If you are fond of the classic tiramisù, you would definitely enjoy this fresh twist on the popular Italian coffee dessert. Strawberry and Rhubarb tiramisù is a great dessert choice for a spring celebration like Mother’s Day. You can serve it in a large dish for a family-style dessert, or in individual glasses or elegant cups for a more delightful presentation.
Although the recipe has several components and it seems like a lot of work, the roasted strawberry and rhubarb compote, the syrup and the mascarpone cream can be made up to 3 days in advance and the tiramisu can be assembled very fast, 3 or 4 hours before serving it.

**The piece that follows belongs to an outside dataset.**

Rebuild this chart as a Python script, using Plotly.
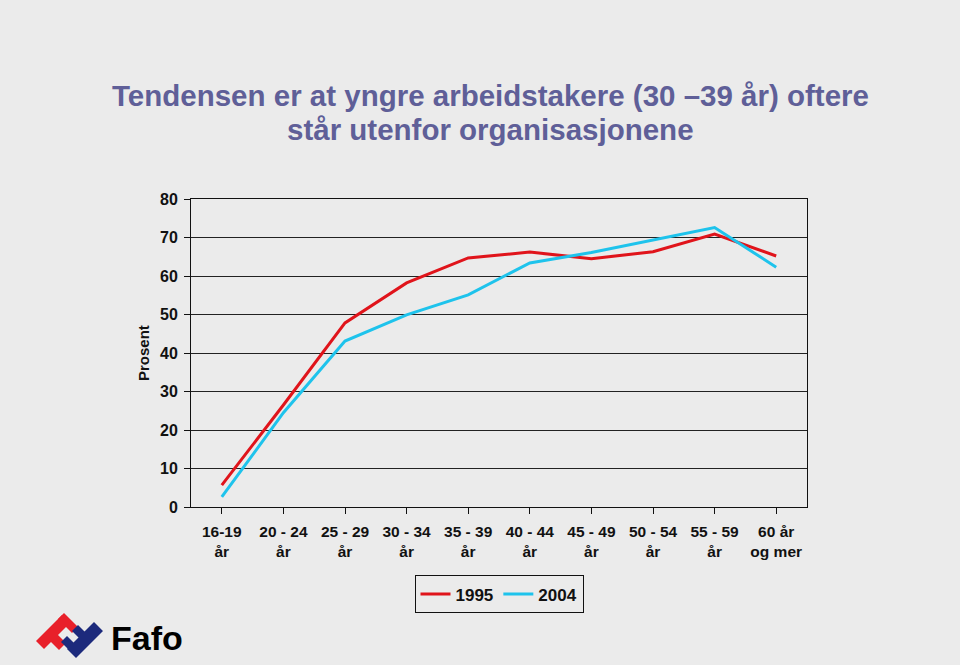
import plotly.graph_objects as go

categories = ["16-19<br>år", "20 - 24<br>år", "25 - 29<br>år", "30 - 34<br>år", "35 - 39<br>år",
              "40 - 44<br>år", "45 - 49<br>år", "50 - 54<br>år", "55 - 59<br>år", "60 år<br>og mer"]
values_1995 = [5.7, 26.5, 47.8, 58.2, 64.7, 66.2, 64.5, 66.3, 70.9, 65.2]
values_2004 = [2.6, 24.5, 43.1, 49.9, 55.1, 63.4, 66.1, 69.4, 72.6, 62.3]
y_ticks = [0, 10, 20, 30, 40, 50, 60, 70, 80]

BG = "#ebebeb"
FONT = "Liberation Sans, Arial, sans-serif"

# plot area in pixels
L, R, T, B = 191, 807, 199, 507
W, H = 960, 665


def px2paper(x, y):
    return (x - L) / (R - L), (B - y) / (B - T)


def path(points):
    pts = [px2paper(x, y) for x, y in points]
    return "M " + " L ".join(f"{a:.4f},{b:.4f}" for a, b in pts) + " Z"


fig = go.Figure()
fig.add_trace(go.Scatter(x=list(range(len(categories))), y=values_1995, mode="lines", name="1995",
                         line=dict(color="#e0141b", width=3)))
fig.add_trace(go.Scatter(x=list(range(len(categories))), y=values_2004, mode="lines", name="2004",
                         line=dict(color="#1ec3ec", width=3)))

fig.update_layout(
    width=W, height=H,
    margin=dict(l=L, r=W - R, t=T, b=H - B),
    paper_bgcolor=BG, plot_bgcolor=BG,
    font=dict(family=FONT, color="#111", size=15),
    showlegend=True,
    legend=dict(orientation="h", x=0.500, xanchor="center", y=-0.222, yanchor="top",
                bordercolor="#111", borderwidth=1, bgcolor=BG,
                font=dict(size=17, family=FONT, color="#111", weight="bold"),
                itemwidth=30, traceorder="normal"),
    xaxis=dict(
        tickmode="array", tickvals=list(range(len(categories))), ticktext=categories,
        range=[-0.5, len(categories) - 0.5],
        tickson="boundaries", ticks="outside", ticklen=6, tickcolor="#111",
        showline=True, linecolor="#111", linewidth=1, mirror=True,
        showgrid=False, zeroline=False, ticklabelstandoff=4,
        tickfont=dict(size=15.5, family=FONT, color="#111", weight="bold"),
    ),
    yaxis=dict(
        range=[0, 80], tickmode="array", tickvals=y_ticks,
        ticks="outside", ticklen=6, tickcolor="#111",
        showline=True, linecolor="#111", linewidth=1, mirror=True,
        showgrid=True, gridcolor="#222", gridwidth=1, zeroline=False,
        ticklabelstandoff=3,
        tickfont=dict(size=16, family=FONT, color="#111", weight="bold"),
    ),
    annotations=[
        dict(text="Tendensen er at yngre arbeidstakere (30 –39 år) oftere", xref="paper", yref="paper",
             x=px2paper(490, 0)[0], y=px2paper(0, 96)[1], showarrow=False, xanchor="center", yanchor="middle",
             font=dict(size=29.5, family=FONT, color="#5f5f98", weight="bold")),
        dict(text="står utenfor organisasjonene", xref="paper", yref="paper",
             x=px2paper(490, 0)[0], y=px2paper(0, 129)[1], showarrow=False, xanchor="center", yanchor="middle",
             font=dict(size=29.5, family=FONT, color="#5f5f98", weight="bold")),
        dict(text="Prosent", xref="paper", yref="paper", textangle=-90,
             x=px2paper(143, 0)[0], y=px2paper(0, 353)[1], showarrow=False, xanchor="center", yanchor="middle",
             font=dict(size=15, family=FONT, color="#111", weight="bold")),
        dict(text="Fafo", xref="paper", yref="paper",
             x=px2paper(109, 0)[0], y=px2paper(0, 638)[1], showarrow=False, xanchor="left", yanchor="middle",
             font=dict(size=34, family=FONT, color="#000", weight="bold")),
    ],
    shapes=[
        # red part of logo
        dict(type="path", xref="paper", yref="paper", line=dict(width=0), fillcolor="#e8202a",
             path=path([(36, 641), (62, 615), (70, 623), (44, 649)])),
        dict(type="path", xref="paper", yref="paper", line=dict(width=0), fillcolor="#e8202a",
             path=path([(58, 619), (64, 613), (78, 627), (72, 633)])),
        dict(type="path", xref="paper", yref="paper", line=dict(width=0), fillcolor="#e8202a",
             path=path([(46, 637), (53, 630), (66, 643), (59, 650)])),
        # navy part of logo
        dict(type="path", xref="paper", yref="paper", line=dict(width=0), fillcolor="#1c2a7c",
             path=path([(94, 622), (103, 631), (76, 658), (67, 649)])),
        dict(type="path", xref="paper", yref="paper", line=dict(width=0), fillcolor="#1c2a7c",
             path=path([(61, 642), (67, 636), (80, 649), (74, 655)])),
        dict(type="path", xref="paper", yref="paper", line=dict(width=0), fillcolor="#1c2a7c",
             path=path([(72, 631), (78, 625), (88, 635), (82, 641)])),
    ],
)

fig.write_html("out.html")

Strawberry and Rhubarb Tiramisù
Strawberry and Rhubarb Compote
- 4 rhubarb stalk, cut into 1-inch pieces
- 2 cups strawberries, hulled and cut in half
- 3/4 cup sugar
- 2 tablespoon honey
- 1 cinnamon stick
Mix the ingredients together in an oven proof dish. Cover and bake for 25 minutes in a 350F preheated oven.
- 1 cup water
- 1/2 cup sugar
Mix water and sugar in a small sauce pan. Bring to a boil. Turn off the heat and place in refrigerator to cool (it can be made several days in advance).
- 4 egg yolks
- 1/3 cup sugar
- 1/2 pound mascarpone; room temperature
- 1 cup heavy cream
Whisk the yolks with the sugar. Whisk over a pan of simmering water until thickened. Remove and beat by machine until cold. Smash the Mascarpone smooth in a bowl with a rubber spatula. Fold in the filling. Whip the cream and fold it in.
- 30 savoiardi (ladyfinger cookies)
To assemble the tiramisù, place a layer of the ladyfingers in the bottom of individual glasses soaked with the syrup. Spread with some of the mascarpone cream to cover. Add the strawberry and rhubarb compote. Repeat with the ladyfingers, syrup, cream and compote. Place a last layer of ladyfingers on the top and soak with more syrup. Spread the remaining filling and decorate with the rest of the compote. Refrigerate several hours before serving.